**Aim of the task**:
From the listing that follows, output everything exactly except the pictures.

----------------------------------------

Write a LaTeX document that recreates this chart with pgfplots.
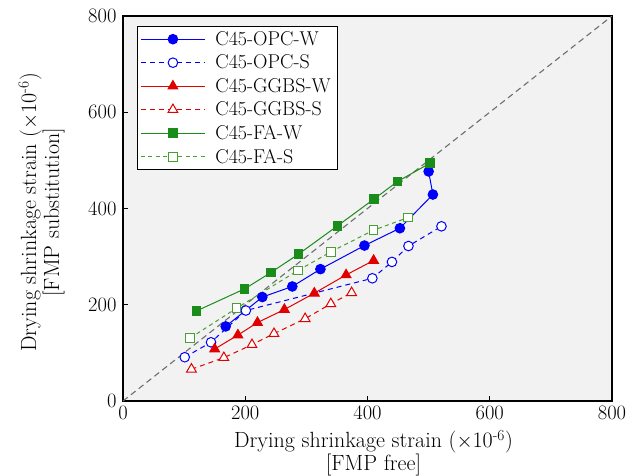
\documentclass[border=0pt]{standalone}
\usepackage{pgfplots}
\pgfplotsset{compat=1.18}

\definecolor{cblue}{RGB}{0,0,250}
\definecolor{cred}{RGB}{225,0,0}
\definecolor{cgreen}{RGB}{25,140,25}
\definecolor{cgreenl}{RGB}{70,160,50}
\definecolor{diaggray}{RGB}{110,110,110}
\definecolor{plotbg}{RGB}{242,242,242}

\newcommand\legfont{\fontsize{20}{20}\selectfont}

% drying shrinkage: FMP free (x) vs FMP substitution (y), x 1e-6
\pgfplotstableread{
x y
168 155
228 216
277 238
323 274
395 323
453 359
507 429
500 477
}\opcw
\pgfplotstableread{
x y
101 91
144 122
201 188
408 255
440 289
467 322
521 363
}\opcs
\pgfplotstableread{
x y
150 108
188 137
220 163
264 190
313 224
365 262
410 292
}\ggbsw
\pgfplotstableread{
x y
112 66
165 90
211 117
247 140
298 171
340 202
374 225
}\ggbss
\pgfplotstableread{
x y
120 187
199 233
242 267
287 305
351 364
411 420
449 456
502 494
}\faw
\pgfplotstableread{
x y
110 131
186 193
286 271
340 310
410 355
466 381
}\fas

% legend sample: a 64pt line in the series colour with one mark in its middle
\pgfplotsset{
  limg/.style={legend image code/.code={
    \draw[draw=#1, line width=1pt] (0pt,0pt) -- (64pt,0pt);
    \draw[draw=#1] plot coordinates {(32pt,0pt)};
    \path (70pt,0pt);
  }},
}

\begin{document}
\begin{tikzpicture}
\begin{axis}[
  scale only axis,
  width=489pt, height=385pt,
  xmin=0, xmax=800, ymin=0, ymax=800,
  xtick={0,200,...,800}, ytick={0,200,...,800},
  tick align=inside,
  xtick pos=bottom, ytick pos=left,
  major tick length=5pt,
  axis line style={line width=1.1pt},
  tick style={black, line width=0.9pt},
  axis background/.style={fill=plotbg},
  /pgf/number format/assume math mode=true,
  ticklabel style={font=\fontsize{20.5}{20.5}\selectfont},
  xticklabel style={yshift=-1pt},
  yticklabel style={xshift=-3pt},
  every axis x label/.style={at={(axis description cs:0.5,0)}, anchor=north,
    xshift=6pt, yshift=-29pt, inner sep=0pt, align=center,
    font=\fontsize{22}{20.5}\selectfont},
  every axis y label/.style={at={(axis description cs:-0.119,0.49)}, anchor=south,
    rotate=90, inner sep=0pt, align=center,
    font=\fontsize{22}{21}\selectfont},
  xlabel={Drying shrinkage strain ($\times$10\textsuperscript{-6})\\{[FMP free]}},
  ylabel={Drying shrinkage strain ($\times$10\textsuperscript{-6})\\{[FMP substitution]}},
  legend cell align=left,
  legend style={at={(axis description cs:0.0286,0.974)}, anchor=north west,
    fill=white, draw=black, line width=0.9pt,
    font=\legfont,
    row sep=4pt, inner xsep=3pt, inner ysep=3pt,
    nodes={inner xsep=4pt, inner ysep=2pt}},
  every axis plot/.append style={line width=1pt},
]
\addplot[diaggray, line width=1.1pt, dash pattern=on 6pt off 4pt, forget plot]
  coordinates {(0,0) (800,800)};

\addplot[cblue, limg=cblue, mark=*, mark size=4.8pt, mark options={solid, fill=cblue}]
  table {\opcw};
\addlegendentry{C45-OPC-W}
\addplot[cblue, limg=cblue, dash pattern=on 5pt off 4pt, mark=*, mark size=4.8pt,
  mark options={solid, fill=white}]
  table {\opcs};
\addlegendentry{C45-OPC-S}
\addplot[cred, limg=cred, mark=triangle*, mark size=5.6pt, mark options={solid, fill=cred}]
  table {\ggbsw};
\addlegendentry{C45-GGBS-W}
\addplot[cred, limg=cred, dash pattern=on 5pt off 4pt, mark=triangle*, mark size=5.6pt,
  mark options={solid, fill=white}]
  table {\ggbss};
\addlegendentry{C45-GGBS-S}
\addplot[cgreen, limg=cgreen, mark=square*, mark size=4.3pt, mark options={solid, fill=cgreen}]
  table {\faw};
\addlegendentry{C45-FA-W}
\addplot[cgreenl, limg=cgreenl, dash pattern=on 4pt off 3.5pt, mark=square*, mark size=4.3pt,
  mark options={solid, fill=white}]
  table {\fas};
\addlegendentry{C45-FA-S}
\end{axis}
\pgfresetboundingbox
\path[use as bounding box] (current axis.south west) ++(-123pt,-74pt) rectangle ++(630pt,475pt);
\end{tikzpicture}
\end{document}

----------------------------------------

**Task output**:
Write a LaTeX document that recreates this chart with pgfplots.
\documentclass[border=0pt]{standalone}
\usepackage{pgfplots}
\pgfplotsset{compat=1.18}

\definecolor{cblue}{RGB}{0,0,250}
\definecolor{cred}{RGB}{225,0,0}
\definecolor{cgreen}{RGB}{25,140,25}
\definecolor{cgreenl}{RGB}{70,160,50}
\definecolor{diaggray}{RGB}{110,110,110}
\definecolor{plotbg}{RGB}{242,242,242}

\newcommand\legfont{\fontsize{20}{20}\selectfont}

% drying shrinkage: FMP free (x) vs FMP substitution (y), x 1e-6
\pgfplotstableread{
x y
168 155
228 216
277 238
323 274
395 323
453 359
507 429
500 477
}\opcw
\pgfplotstableread{
x y
101 91
144 122
201 188
408 255
440 289
467 322
521 363
}\opcs
\pgfplotstableread{
x y
150 108
188 137
220 163
264 190
313 224
365 262
410 292
}\ggbsw
\pgfplotstableread{
x y
112 66
165 90
211 117
247 140
298 171
340 202
374 225
}\ggbss
\pgfplotstableread{
x y
120 187
199 233
242 267
287 305
351 364
411 420
449 456
502 494
}\faw
\pgfplotstableread{
x y
110 131
186 193
286 271
340 310
410 355
466 381
}\fas

% legend sample: a 64pt line in the series colour with one mark in its middle
\pgfplotsset{
  limg/.style={legend image code/.code={
    \draw[draw=#1, line width=1pt] (0pt,0pt) -- (64pt,0pt);
    \draw[draw=#1] plot coordinates {(32pt,0pt)};
    \path (70pt,0pt);
  }},
}

\begin{document}
\begin{tikzpicture}
\begin{axis}[
  scale only axis,
  width=489pt, height=385pt,
  xmin=0, xmax=800, ymin=0, ymax=800,
  xtick={0,200,...,800}, ytick={0,200,...,800},
  tick align=inside,
  xtick pos=bottom, ytick pos=left,
  major tick length=5pt,
  axis line style={line width=1.1pt},
  tick style={black, line width=0.9pt},
  axis background/.style={fill=plotbg},
  /pgf/number format/assume math mode=true,
  ticklabel style={font=\fontsize{20.5}{20.5}\selectfont},
  xticklabel style={yshift=-1pt},
  yticklabel style={xshift=-3pt},
  every axis x label/.style={at={(axis description cs:0.5,0)}, anchor=north,
    xshift=6pt, yshift=-29pt, inner sep=0pt, align=center,
    font=\fontsize{22}{20.5}\selectfont},
  every axis y label/.style={at={(axis description cs:-0.119,0.49)}, anchor=south,
    rotate=90, inner sep=0pt, align=center,
    font=\fontsize{22}{21}\selectfont},
  xlabel={Drying shrinkage strain ($\times$10\textsuperscript{-6})\\{[FMP free]}},
  ylabel={Drying shrinkage strain ($\times$10\textsuperscript{-6})\\{[FMP substitution]}},
  legend cell align=left,
  legend style={at={(axis description cs:0.0286,0.974)}, anchor=north west,
    fill=white, draw=black, line width=0.9pt,
    font=\legfont,
    row sep=4pt, inner xsep=3pt, inner ysep=3pt,
    nodes={inner xsep=4pt, inner ysep=2pt}},
  every axis plot/.append style={line width=1pt},
]
\addplot[diaggray, line width=1.1pt, dash pattern=on 6pt off 4pt, forget plot]
  coordinates {(0,0) (800,800)};

\addplot[cblue, limg=cblue, mark=*, mark size=4.8pt, mark options={solid, fill=cblue}]
  table {\opcw};
\addlegendentry{C45-OPC-W}
\addplot[cblue, limg=cblue, dash pattern=on 5pt off 4pt, mark=*, mark size=4.8pt,
  mark options={solid, fill=white}]
  table {\opcs};
\addlegendentry{C45-OPC-S}
\addplot[cred, limg=cred, mark=triangle*, mark size=5.6pt, mark options={solid, fill=cred}]
  table {\ggbsw};
\addlegendentry{C45-GGBS-W}
\addplot[cred, limg=cred, dash pattern=on 5pt off 4pt, mark=triangle*, mark size=5.6pt,
  mark options={solid, fill=white}]
  table {\ggbss};
\addlegendentry{C45-GGBS-S}
\addplot[cgreen, limg=cgreen, mark=square*, mark size=4.3pt, mark options={solid, fill=cgreen}]
  table {\faw};
\addlegendentry{C45-FA-W}
\addplot[cgreenl, limg=cgreenl, dash pattern=on 4pt off 3.5pt, mark=square*, mark size=4.3pt,
  mark options={solid, fill=white}]
  table {\fas};
\addlegendentry{C45-FA-S}
\end{axis}
\pgfresetboundingbox
\path[use as bounding box] (current axis.south west) ++(-123pt,-74pt) rectangle ++(630pt,475pt);
\end{tikzpicture}
\end{document}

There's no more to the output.